Multe e dulce si frumoasa


limba ce vorbim,


alta limba armonioasa


Ca ea nu gasim


(= É muito doce e formosa


a língua que falamos


outra língua harmoniosa


Igual a ela não achamos!)


Estas palavras pronunciadas por um brasileiro foram suficientes para Baciu registrar a sua emoção nos seus textos memorialistas. Dai a minha estranheza pelo fato de Ionesco não ter usado a língua da aurora de sua vida e somente aquela do zênite da sua fama internacional! A minha estranheza duplicou-se porque todos romenos geralmente consideram a sua língua como o melhor referente para a prática da fidelidade cultural. Desta forma, se a língua é um valor de afirmação para o povo romeno – fusão de dácios e romanos – a romenidade de Ionesco, pelo menos, naquela circunstância, apresentou-se insuficiente, ou, talvez, subdividida!


Um registro curioso: Ao sairmos, o casal Ionesco acompanhou-nos até o elevador. No trajeto, pude perceber que eles cochichavam em romeno, o que me causou surpresa ainda maior: Será que eles só usavam exclusivamente aquela língua no universo familiar e não diante de indiscretos profanos?
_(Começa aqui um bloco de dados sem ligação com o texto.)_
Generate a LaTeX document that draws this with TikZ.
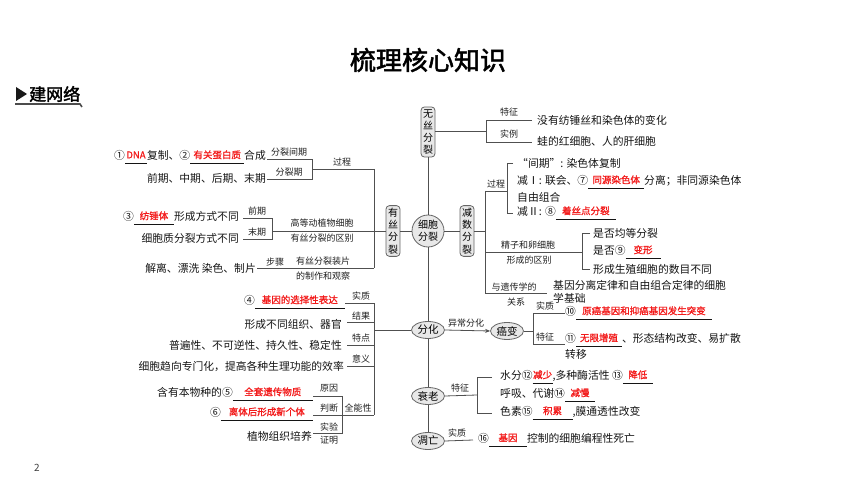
\documentclass[tikz,border=0pt]{standalone}
\usepackage{fontspec}
\setmainfont{Noto Sans CJK SC}
\newfontfamily\boldcjk[FakeBold=2]{Noto Sans CJK SC}
\newfontfamily\anscjk[FakeBold=1.2]{Noto Sans CJK SC}
\usetikzlibrary{arrows.meta,shapes.geometric}
\definecolor{lncol}{HTML}{505050}
\definecolor{boxfill}{HTML}{E8E8E8}
\definecolor{ansred}{HTML}{F21A1A}
\newcommand{\blank}[2]{\underline{\makebox[#1]{\rule[-2pt]{0pt}{2pt}\raisebox{1.2pt}{\anscjk\fontsize{9.5}{11}\selectfont\color{ansred}#2}}}}
\tikzset{
  txt/.style={inner sep=0pt, font=\fontsize{10.8}{12}\selectfont, text=black!92},
  lbl/.style={inner sep=0pt, font=\fontsize{9}{10.5}\selectfont, text=black!88},
  conn/.style={draw=lncol, line width=0.8pt},
  vbox/.style={draw=black!60, fill=boxfill, rounded corners=3.5pt, line width=0.8pt, inner xsep=2pt, inner ysep=2.5pt, align=center, text width=10pt, font=\fontsize{10}{12.2}\selectfont},
  oval/.style={draw=black!60, fill=boxfill, ellipse, line width=0.8pt, minimum width=33pt, minimum height=17pt, inner sep=0pt, font=\fontsize{10.5}{12}\selectfont},
  hub/.style={draw=black!60, fill=boxfill, circle, line width=0.8pt, minimum size=32pt, inner sep=0pt, align=center, font=\fontsize{10}{12}\selectfont}
}
\begin{document}
\begin{tikzpicture}[x=1pt,y=-1pt]
\useasboundingbox (0,0) rectangle (860,484);
% header
\node[font=\boldcjk\fontsize{26}{30}\selectfont, text=black] (title) at (428,60) {梳理核心知识};
\fill[black!90] (16,87) -- (27,94) -- (16,101) -- cycle;
\node[anchor=west, inner sep=0pt, font=\boldcjk\fontsize{17}{20}\selectfont] (hdr) at (29,94) {建网络};
\draw[black!70, line width=1.6pt] (15,104) -- (80,104) -- (82,107);
\node[font=\fontsize{10}{12}\selectfont, text=black!75] (pg) at (37,468) {2};
% hubs
\node[hub] (C) at (428,231) {细胞\\分裂};
\node[vbox] (WS) at (428,132) {无\\丝\\分\\裂};
\node[vbox] (YS) at (393,231) {有\\丝\\分\\裂};
\node[vbox] (JS) at (467,231) {减\\数\\分\\裂};
\node[oval] (FH) at (428,330) {分化};
\node[oval] (AB) at (507,331) {癌变};
\node[oval] (SL) at (428,396) {衰老};
\node[oval] (DW) at (428,441) {凋亡};
\draw[conn] (WS) -- (C);
\draw[conn] (C) -- (FH);
\draw[conn] (FH) -- (SL);
\draw[conn] (SL) -- (DW);
\draw[conn] (C) -- (YS);
\draw[conn] (C) -- (JS);
% ---- 有丝分裂
\coordinate (ysv1) at (374,169);
\coordinate (ysv2) at (374,268);
\draw[conn] (ysv1) -- (ysv2);
\draw[conn] (YS.west) -- (272,231);
\draw[conn] (312,169) -- (ysv1);
\node[lbl] (lgc1) at (342,162) {过程};
\draw[conn] (267,159) -- (312,159) -- (312,179) -- (267,179);
\node[lbl] (lfljq) at (289,152) {分裂间期};
\node[lbl] (lflq) at (289,172) {分裂期};
\node[txt, anchor=east] (t1) at (266,157) {①\blank{22pt}{DNA}复制、②\blank{54pt}{有关蛋白质}合成};
\node[txt, anchor=east] (t2) at (266,178) {前期、中期、后期、末期};
\draw[conn] (243,218) -- (272,218) -- (272,239) -- (243,239);
\node[lbl] (lqq) at (257,211) {前期};
\node[lbl] (lmq) at (257,232) {末期};
\node[lbl] (lqb1) at (322,223) {高等动植物细胞};
\node[lbl] (lqb2) at (322,238) {有丝分裂的区别};
\node[txt, anchor=east] (t3) at (239,218) {③\blank{40pt}{纺锤体}形成方式不同};
\node[txt, anchor=east] (t4) at (239,238) {细胞质分裂方式不同};
\draw[conn] (257,268) -- (ysv2);
\node[lbl] (lbz) at (275,262) {步骤};
\node[lbl] (lzp1) at (323,261) {有丝分裂装片};
\node[lbl] (lzp2) at (323,276) {的制作和观察};
\node[txt, anchor=east] (t5) at (256,268) {解离、漂洗\ 染色、制片};
% ---- 无丝分裂
\draw[conn] (WS.east |- 0,131) -- (486,131);
\draw[conn] (532,120) -- (486,120) -- (486,142) -- (532,142);
\node[lbl] (ltz1) at (509,112) {特征};
\node[lbl] (lsl) at (509,134) {实例};
\node[txt, anchor=west] (t6) at (537,120) {没有纺锤丝和染色体的变化};
\node[txt, anchor=west] (t7) at (537,141) {蛙的红细胞、人的肝细胞};
% ---- 减数分裂
\draw[conn] (JS.east) -- (485,231);
\draw[conn] (485,191) -- (485,293);
\draw[conn] (485,191) -- (507,191);
\node[lbl] (lgc2) at (496,184) {过程};
\draw[conn] (513,163) -- (507,163) -- (507,213) -- (513,213);
\node[txt, anchor=west] (t8) at (517,163) {“间期”: 染色体复制};
\node[txt, anchor=west] (t9) at (517,182) {减Ⅰ: 联会、⑦\blank{56pt}{同源染色体}分离；非同源染色体};
\node[txt, anchor=west] (t10) at (517,197) {自由组合};
\node[txt, anchor=west] (t11) at (517,213) {减Ⅱ: ⑧\blank{60pt}{着丝点分裂}};
\draw[conn] (485,252) -- (582,252);
\node[lbl] (ljz1) at (528,245) {精子和卵细胞};
\node[lbl] (ljz2) at (529,260) {形成的区别};
\draw[conn] (590,233) -- (582,233) -- (582,269) -- (590,269);
\node[txt, anchor=west] (t12) at (593,233) {是否均等分裂};
\node[txt, anchor=west] (t13) at (593,252) {是否⑨\blank{35pt}{变形}};
\node[txt, anchor=west] (t14) at (593,269) {形成生殖细胞的数目不同};
\draw[conn] (485,293) -- (547,293);
\node[lbl] (lyc1) at (514,287) {与遗传学的};
\node[lbl] (lyc2) at (516,302) {关系};
\node[txt, anchor=west] (t15) at (553,285) {基因分离定律和自由组合定律的细胞};
\node[txt, anchor=west] (t16) at (553,298) {学基础};
% ---- 癌变
\draw[conn, -{Stealth[length=5pt,width=4pt]}] (FH.east) -- (AB.west);
\node[lbl] (lyc) at (466,323) {异常分化};
\draw[conn] (AB.east) -- (533,331);
\draw[conn] (565,313) -- (533,313) -- (533,344) -- (565,344);
\node[lbl] (lsz1) at (545,306) {实质};
\node[lbl] (ltz2) at (545,337) {特征};
\node[txt, anchor=west] (t17) at (565,313) {⑩\blank{136pt}{原癌基因和抑癌基因发生突变}};
\node[txt, anchor=west] (t18) at (565,340) {⑪\blank{46pt}{无限增殖}、形态结构改变、易扩散};
\node[txt, anchor=west] (t19) at (565,354) {转移};
% ---- 分化 left
\draw[conn] (FH.west) -- (374,330);
\draw[conn] (374,303) -- (374,415);
\draw[conn] (345,303) -- (374,303);
\node[lbl] (lsz2) at (361,296) {实质};
\node[txt, anchor=east] (t20) at (345,302) {④\blank{90pt}{基因的选择性表达}};
\draw[conn] (347,322) -- (374,322);
\node[lbl] (ljg) at (361,316) {结果};
\node[txt, anchor=east] (t21) at (342,324) {形成不同组织、器官};
\draw[conn] (347,345) -- (374,345);
\node[lbl] (ltd) at (361,338) {特点};
\node[txt, anchor=east] (t22) at (342,345) {普遍性、不可逆性、持久性、稳定性};
\draw[conn] (347,366) -- (374,366);
\node[lbl] (lyy) at (361,359) {意义};
\node[txt, anchor=east] (t23) at (344,366) {细胞趋向专门化，提高各种生理功能的效率};
\draw[conn] (313,415) -- (374,415);
\node[lbl] (lqnx) at (358,408) {全能性};
\draw[conn] (313,396) -- (342,396) -- (342,433) -- (313,433);
\node[lbl] (lyy2) at (329,388) {原因};
\node[lbl] (lpd) at (329,408) {判断};
\node[lbl] (lsy) at (329,427) {实验};
\node[lbl] (lzm) at (329,440) {证明};
\node[txt, anchor=east] (t24) at (313,394) {含有本物种的⑤\blank{80pt}{全套遗传物质}};
\node[txt, anchor=east] (t25) at (313,414) {⑥\blank{92pt}{离体后形成新个体}};
\node[txt, anchor=east] (t26) at (312,436) {植物组织培养};
% ---- 衰老
\draw[conn] (SL.east) -- (477,395);
\node[lbl] (ltz3) at (460,388) {特征};
\draw[conn] (492,377) -- (477,377) -- (477,413) -- (492,413);
\node[txt, anchor=west] (t27) at (500,377) {水分⑫\blank{20pt}{减少},多种酶活性 ⑬\blank{30pt}{降低}};
\node[txt, anchor=west] (t28) at (500,395) {呼吸、代谢⑭\blank{30pt}{减慢}};
\node[txt, anchor=west] (t29) at (500,413) {色素⑮\blank{40pt}{积累},膜通透性改变};
% ---- 凋亡
\draw[conn] (DW.east) -- (473,440);
\node[lbl] (lsz3) at (457,433) {实质};
\node[txt, anchor=west] (t30) at (478,440) {⑯\blank{38pt}{基因}控制的细胞编程性死亡};
\end{tikzpicture}
\end{document}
Enfim, somente a Divina Providência pode explicar e julgar tamanha indiferença daquele dramaturgo em relação ao uso do idioma romeno. Talvez eu seja muito exigente ao cobrar de alguém um testemunho de coerência, pois, naquela circunstância, ele devia ter algum motivo muito sério para não usá-lo. Respeitemos a liberdade dos outros e fiquemos muito mais próximo do amor ao próximo!